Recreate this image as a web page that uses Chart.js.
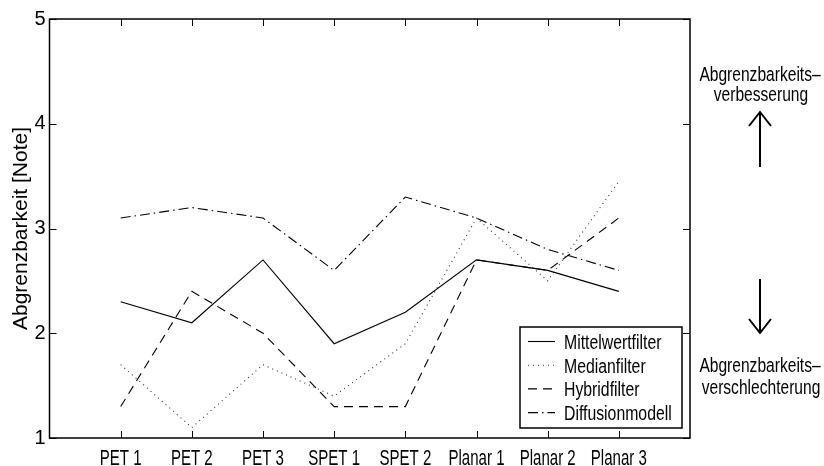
<!DOCTYPE html>
<html>
<head>
<meta charset="utf-8">
<script src="https://cdn.jsdelivr.net/npm/chart.js@4.4.1/dist/chart.umd.min.js"></script>
<style>
  body { margin: 0; background: #fff; }
  #wrap { position: relative; width: 824px; height: 466px; }
</style>
</head>
<body>
<div id="wrap"><canvas id="myChart"></canvas></div>
<script>
const categories = ['PET 1', 'PET 2', 'PET 3', 'SPET 1', 'SPET 2', 'Planar 1', 'Planar 2', 'Planar 3']
const seriesNames = ['Mittelwertfilter', 'Medianfilter', 'Hybridfilter', 'Diffusionmodell']
const mittelwert = [2.3, 2.1, 2.7, 1.9, 2.2, 2.7, 2.6, 2.4]
const median = [1.7, 1.1, 1.7, 1.4, 1.9, 3.1, 2.5, 3.45]
const hybrid = [1.3, 2.4, 2.0, 1.3, 1.3, 2.7, 2.6, 3.1]
const diffusion = [3.1, 3.2, 3.1, 2.6, 3.3, 3.1, 2.8, 2.6]
const yTicks = [1, 2, 3, 4, 5]

const FONT = "'Liberation Sans', Arial, sans-serif"

// x positions 1..8 on a 0..9 linear axis
const toPoints = (vals) => vals.map((v, i) => ({ x: i + 1, y: v }))

// the reference uses a condensed face, so squeeze the text horizontally
const squeezed = (ctx, text, x, y, align, sx) => {
  ctx.save()
  ctx.translate(x, y)
  ctx.scale(sx, 1)
  ctx.textAlign = align
  ctx.fillText(text, 0, 0)
  ctx.restore()
}

const boxPlugin = {
  id: 'boxPlugin',
  afterDatasetsDraw(chart) {
    const { ctx, chartArea: a, scales: { x, y } } = chart
    ctx.save()
    // frame
    ctx.strokeStyle = '#000'
    ctx.lineWidth = 1.5
    ctx.strokeRect(a.left, a.top, a.right - a.left, a.bottom - a.top)
    // inward ticks on all four sides
    ctx.lineWidth = 1
    ctx.beginPath()
    categories.forEach((c, i) => {
      const px = Math.round(x.getPixelForValue(i + 1)) + 0.5
      ctx.moveTo(px, a.bottom); ctx.lineTo(px, a.bottom - 7)
      ctx.moveTo(px, a.top); ctx.lineTo(px, a.top + 7)
    })
    yTicks.forEach(v => {
      const py = Math.round(y.getPixelForValue(v)) + 0.5
      ctx.moveTo(a.left, py); ctx.lineTo(a.left + 7, py)
      ctx.moveTo(a.right, py); ctx.lineTo(a.right - 7, py)
    })
    ctx.stroke()

    // category labels under the x axis
    ctx.fillStyle = '#000'
    ctx.font = '21.5px ' + FONT
    ctx.textBaseline = 'alphabetic'
    categories.forEach((c, i) => {
      squeezed(ctx, c, x.getPixelForValue(i + 1), a.bottom + 26.5, 'center', 0.7)
    })

    // legend box
    const lx = 520, ly = 327, lw = 162, lh = 101
    ctx.fillStyle = '#fff'
    ctx.fillRect(lx, ly, lw, lh)
    ctx.lineWidth = 1.5
    ctx.strokeRect(lx, ly, lw, lh)
    ctx.font = '20px ' + FONT
    chart.data.datasets.forEach((ds, i) => {
      const cy = 341.5 + i * 23.7
      ctx.save()
      ctx.strokeStyle = ds.borderColor
      ctx.lineWidth = ds.borderWidth
      ctx.setLineDash(ds.borderDash || [])
      ctx.beginPath()
      ctx.moveTo(528, cy); ctx.lineTo(555, cy)
      ctx.stroke()
      ctx.restore()
      ctx.fillStyle = '#000'
      squeezed(ctx, ds.label, 564, cy + 7.5, 'left', 0.79)
    })

    // annotations on the right
    ctx.fillStyle = '#000'
    ctx.font = '20.5px ' + FONT
    squeezed(ctx, 'Abgrenzbarkeits\u2013', 760, 80.5, 'center', 0.76)
    squeezed(ctx, 'verbesserung', 761, 101, 'center', 0.76)
    squeezed(ctx, 'Abgrenzbarkeits\u2013', 760, 372, 'center', 0.76)
    squeezed(ctx, 'verschlechterung', 761, 393.5, 'center', 0.76)

    ctx.strokeStyle = '#000'
    ctx.lineWidth = 2
    ctx.beginPath()
    // up arrow
    ctx.moveTo(760, 167); ctx.lineTo(760, 112)
    ctx.moveTo(749, 126); ctx.lineTo(760, 112); ctx.lineTo(771, 126)
    // down arrow
    ctx.moveTo(760, 279); ctx.lineTo(760, 333)
    ctx.moveTo(749, 319); ctx.lineTo(760, 333); ctx.lineTo(771, 319)
    ctx.stroke()
    ctx.restore()
  }
}

const ctx = document.getElementById('myChart')
new Chart(ctx, {
  type: 'line',
  data: {
    datasets: [
      { label: seriesNames[0], data: toPoints(mittelwert), borderColor: '#000', borderWidth: 1.1, borderDash: [] },
      { label: seriesNames[1], data: toPoints(median), borderColor: '#333', borderWidth: 1.1, borderDash: [1, 4] },
      { label: seriesNames[2], data: toPoints(hybrid), borderColor: '#000', borderWidth: 1.1, borderDash: [9, 6] },
      { label: seriesNames[3], data: toPoints(diffusion), borderColor: '#000', borderWidth: 1.1, borderDash: [10, 4, 1.5, 4] }
    ]
  },
  options: {
    responsive: true,
    maintainAspectRatio: false,
    animation: false,
    layout: { padding: { top: 19, right: 134, left: 0, bottom: 0 } },
    elements: { point: { radius: 0 }, line: { tension: 0, fill: false } },
    plugins: { legend: { display: false }, tooltip: { enabled: false } },
    scales: {
      x: {
        type: 'linear',
        min: 0,
        max: 9,
        grid: { display: false, drawTicks: false },
        border: { display: false },
        afterFit: (scale) => { scale.height = 28 },
        ticks: {
          stepSize: 1,
          autoSkip: false,
          maxRotation: 0,
          callback: () => ''
        }
      },
      y: {
        min: 1,
        max: 5,
        grid: { display: false, drawTicks: false },
        border: { display: false },
        afterFit: (scale) => { scale.width = 49.5 },
        title: {
          display: true,
          text: 'Abgrenzbarkeit [Note]',
          color: '#000',
          padding: { top: 9, bottom: 0 },
          font: { family: FONT, size: 21 }
        },
        ticks: {
          stepSize: 1,
          padding: 4,
          color: '#000',
          font: { family: FONT, size: 20 }
        }
      }
    }
  },
  plugins: [boxPlugin]
})
</script>
</body>
</html>
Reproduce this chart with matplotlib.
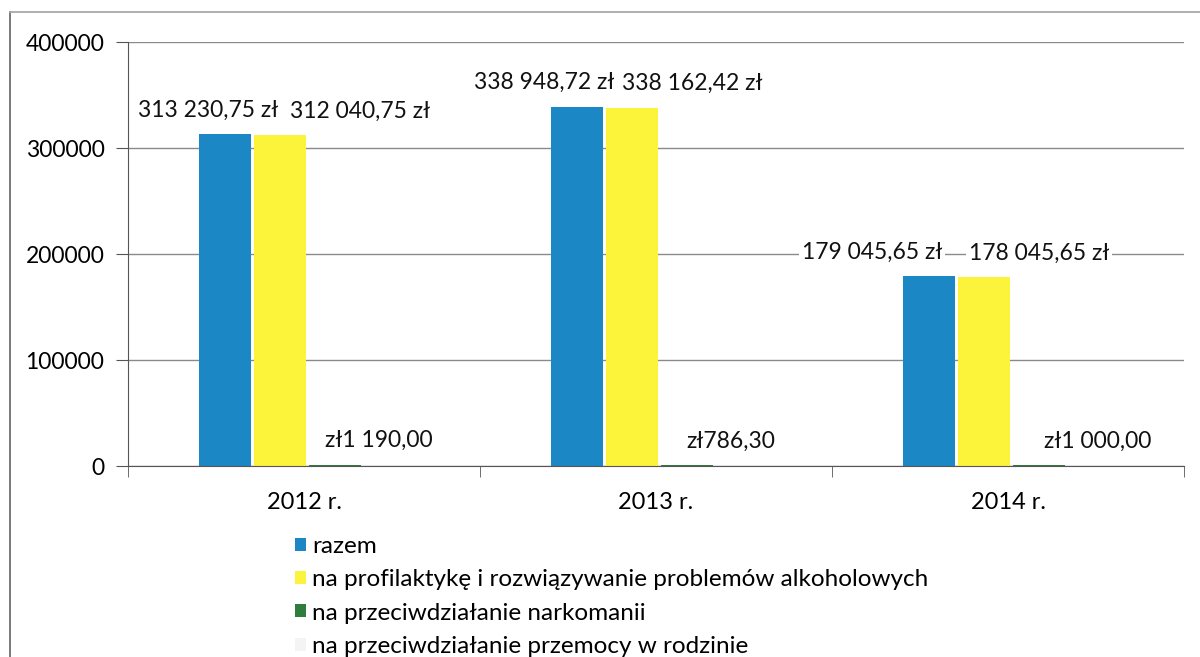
import numpy as np
import matplotlib.pyplot as plt
from matplotlib.patches import Rectangle
from matplotlib.lines import Line2D

plt.rcParams['font.family'] = ['Lato', 'DejaVu Sans']

# data
years = ['2012 r.', '2013 r.', '2014 r.']
series_names = ['razem',
                'na profilaktykę i rozwiązywanie problemów alkoholowych',
                'na przeciwdziałanie narkomanii',
                'na przeciwdziałanie przemocy w rodzinie']
razem = [313230.75, 338948.72, 179045.65]
alkohol = [312040.75, 338162.42, 178045.65]
narkomania = [1190.00, 786.30, 1000.00]
przemoc = [0.0, 0.0, 0.0]
labels_razem = ['313 230,75 zł', '338 948,72 zł', '179 045,65 zł']
labels_alkohol = ['312 040,75 zł', '338 162,42 zł', '178 045,65 zł']
labels_narkomania = ['zł1 190,00', 'zł786,30', 'zł1 000,00']

colors = ['#1b87c4', '#fbf43a', '#2e7d3c', '#f4f4f4']
# label offsets (pixels) relative to bar tops, as placed in the original
label_dx = [[-17, -33, -57], [80, 60, 55], [44, 44, 59]]
label_dy = 24

fig = plt.figure(figsize=(12, 6.57), dpi=100)
ax = fig.add_axes([0.1067, 0.2907, 0.880, 0.6453])

x = np.arange(len(years))
width = 0.148
step = 0.156
values = [razem, alkohol, narkomania, przemoc]
bars = []
for i, vals in enumerate(values):
    b = ax.bar(x + (i - 1.5) * step + 0.01, vals, width, color=colors[i],
               label=series_names[i], zorder=2)
    bars.append(b)

# data labels
for si, labs in enumerate([labels_razem, labels_alkohol, labels_narkomania]):
    for gi, rect in enumerate(bars[si]):
        cx = rect.get_x() + rect.get_width() / 2
        ax.annotate(labs[gi], xy=(cx, rect.get_height()),
                    xytext=(label_dx[si][gi], label_dy), textcoords='offset pixels',
                    ha='center', va='center', fontsize=16.5, color='#111111',
                    bbox=dict(boxstyle='square,pad=0.12', fc='white', ec='none'),
                    zorder=5)

ax.set_xlim(-0.5, 2.5)
ax.set_ylim(0, 400000)
ax.set_yticks(np.arange(0, 400001, 100000))
ax.set_yticklabels([str(v) for v in range(0, 400001, 100000)])
ax.yaxis.grid(True, color='#8a8a8a', linewidth=1.0)
ax.set_axisbelow(True)
ax.set_xticks(x)
ax.set_xticklabels(years)
ax.set_xticks([-0.5, 0.5, 1.5, 2.5], minor=True)
ax.tick_params(axis='x', which='major', length=0, pad=18.5, labelsize=17)
ax.tick_params(axis='x', which='minor', length=8, direction='out', color='#555555')
ax.tick_params(axis='y', length=9, direction='out', color='#555555', pad=8, labelsize=16.5)

for s in ['top', 'right']:
    ax.spines[s].set_visible(False)
ax.spines['left'].set_color('#555555')
ax.spines['bottom'].set_color('#555555')

# legend below
handles = [Rectangle((0, 0), 1, 1, fc=c, ec='none') for c in colors]
fig.legend(handles, series_names, loc='upper left', bbox_to_anchor=(0.238, 0.1986),
           frameon=False, fontsize=17.5, handlelength=0.45, handleheight=0.45,
           handletextpad=0.25, labelspacing=0.5, borderaxespad=0)

# outer chart border (left and top edges visible)
fig.add_artist(Line2D([0.0083, 0.0083], [0.0, 0.982], transform=fig.transFigure,
                      color='#6f6f6f', lw=1.3))
fig.add_artist(Line2D([0.0083, 1.0], [0.982, 0.982], transform=fig.transFigure,
                      color='#a8a8a8', lw=1.3))

fig.savefig('out.png', dpi=100)
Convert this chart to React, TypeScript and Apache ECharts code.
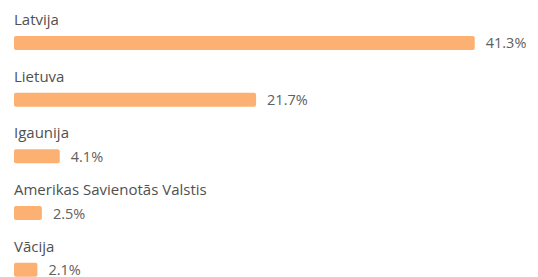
import React, { useEffect, useRef } from "react";
import * as echarts from "echarts";

const categories = ["Latvija", "Lietuva", "Igaunija", "Amerikas Savienotās Valstis", "Vācija"];
const values = [41.3, 21.7, 4.1, 2.5, 2.1];

export default function App() {
  const ref = useRef<HTMLDivElement>(null);
  useEffect(() => {
    const chart = echarts.init(ref.current!, null, { renderer: "svg" });
    chart.setOption({
      animation: false,
      backgroundColor: "#ffffff",
      grid: { left: 14, right: 22, top: 14.6, height: 283.5, containLabel: false },
      xAxis: { type: "value", min: 0, max: 45, show: false },
      yAxis: {
        type: "category",
        inverse: true,
        data: categories,
        axisLine: { show: false },
        axisTick: { show: false },
        splitLine: { show: false },
        axisLabel: { show: false },
      },
      series: [
        {
          type: "bar",
          data: values,
          barWidth: 14,
          itemStyle: { color: "#fcb172", borderRadius: 2 },
          label: {
            show: true,
            position: "right",
            distance: 11,
            formatter: (p: any) => p.value + "%",
            color: "#606060",
            fontFamily: "Open Sans",
            fontSize: 14.5,
          },
        },
        {
          type: "bar",
          data: values,
          barWidth: 14,
          barGap: "-100%",
          silent: true,
          itemStyle: { color: "rgba(0,0,0,0)" },
          label: {
            show: true,
            position: [0, -24.5],
            align: "left",
            verticalAlign: "top",
            formatter: (p: any) => p.name,
            color: "#505050",
            fontFamily: "Open Sans",
            fontSize: 15,
          },
        },
      ],
    });
    return () => chart.dispose();
  }, []);
  return (
    <div style={{ width: 538, height: 277, position: "absolute", left: 0, top: 0, overflow: "hidden" }}>
      <div ref={ref} style={{ width: 538, height: 300 }} />
    </div>
  );
}
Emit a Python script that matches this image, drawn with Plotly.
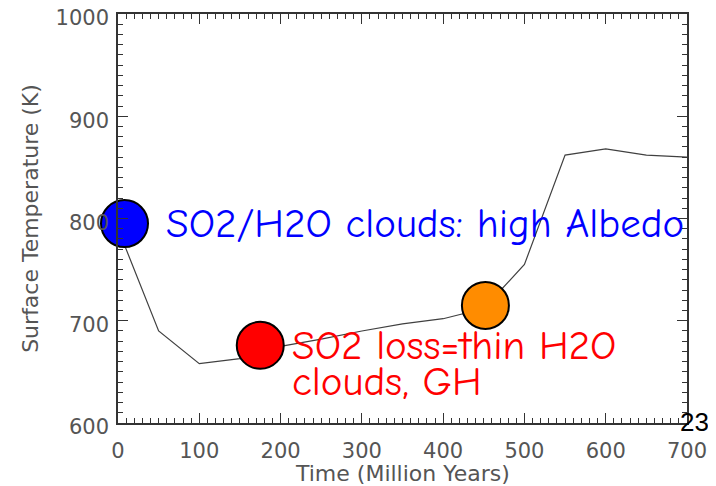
import plotly.graph_objects as go

time_myr = [0, 50, 100, 150, 200, 250, 300, 350, 400, 450, 500, 550, 600, 650, 700]
surface_temp_k = [790, 690, 658, 663, 675, 682, 690, 697, 702, 712, 755, 862, 868, 862, 860]

marker_x = [8, 175, 452]
marker_y = [795, 676, 715]
marker_colors = ["#0000ff", "#ff0000", "#ff8c00"]

label_blue = "SO2/H2O clouds: high Albedo"
label_red_1 = "SO2 loss=thin H2O"
label_red_2 = "clouds, GH"
slide_number = "23"
x_title = "Time (Million Years)"
y_title = "Surface Temperature (K)"

W, H = 708, 478
L, R, T, B = 110, 29, 6, 63

fig = go.Figure()
fig.add_trace(go.Scatter(x=time_myr, y=surface_temp_k, mode="lines",
                         line=dict(color="#404040", width=1.2), showlegend=False,
                         hoverinfo="skip"))
fig.add_trace(go.Scatter(x=marker_x, y=marker_y, mode="markers",
                         marker=dict(size=47, color=marker_colors,
                                     line=dict(color="black", width=2)),
                         showlegend=False, cliponaxis=False))

comic = "Comic Sans MS, Comic Neue, DejaVu Sans, sans-serif"
fig.add_annotation(x=57, y=795, xref="x", yref="y", text=label_blue, showarrow=False,
                   xanchor="left", yanchor="middle",
                   font=dict(family=comic, size=41, color="#0000ff"))
fig.add_annotation(x=211, y=676, xref="x", yref="y", text=label_red_1, showarrow=False,
                   xanchor="left", yanchor="middle",
                   font=dict(family=comic, size=41, color="#ff0000"))
fig.add_annotation(x=211, y=641, xref="x", yref="y", text=label_red_2, showarrow=False,
                   xanchor="left", yanchor="middle",
                   font=dict(family=comic, size=41, color="#ff0000"))
fig.add_annotation(x=(687 - L) / (W - L - R), y=(H - B - 414) / (H - T - B),
                   xref="paper", yref="paper", text=slide_number, showarrow=False,
                   xanchor="center", yanchor="middle",
                   font=dict(family="Liberation Sans, Arial", size=26, color="black"))
fig.add_annotation(x=0.5, y=0, xref="paper", yref="paper", yshift=-50,
                   text=x_title, showarrow=False, xanchor="center", yanchor="middle",
                   font=dict(family="DejaVu Sans", size=22, color="#555"))

axis_common = dict(
    showgrid=False, zeroline=False, showline=True, linecolor="#333", linewidth=1.5,
    mirror="allticks", ticks="inside", ticklen=10, tickwidth=1.2, tickcolor="#333",
    tickfont=dict(family="DejaVu Sans", size=21, color="#555"),
    minor=dict(ticks="inside", ticklen=5, tickwidth=1, tickcolor="#333", dtick=10),
    automargin=False, ticklabeloverflow="allow",
)

fig.update_layout(
    width=W, height=H,
    margin=dict(l=L, r=R, t=T, b=B),
    plot_bgcolor="white", paper_bgcolor="white",
    xaxis=dict(range=[0, 700], dtick=100, tick0=0, ticklabelstandoff=8,
               **axis_common),
    yaxis=dict(range=[600, 1000], dtick=100, tick0=600, ticklabelstandoff=3,
               ticklabelshift=4,
               title=dict(text=y_title, standoff=11,
                          font=dict(family="DejaVu Sans", size=22, color="#555")),
               **axis_common),
)

fig.write_html("out.html")
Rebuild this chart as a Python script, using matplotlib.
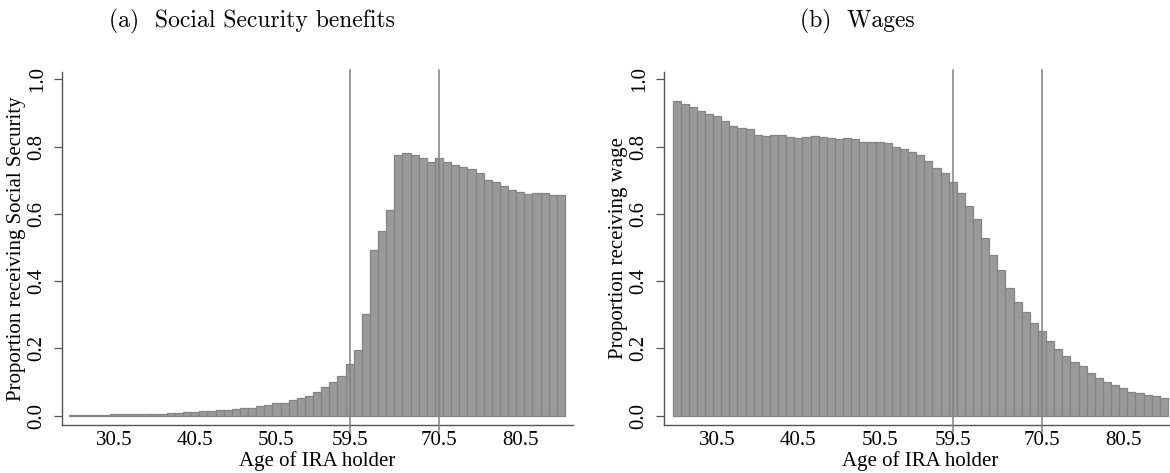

_ _ _ _ _

Exercise requirements: Out of the material above, gather each line where "image" appears.

Answer to the task:
Recreate this image as a web page that uses Chart.js.
Emit a Python script that matches this image, drawn with Plotly.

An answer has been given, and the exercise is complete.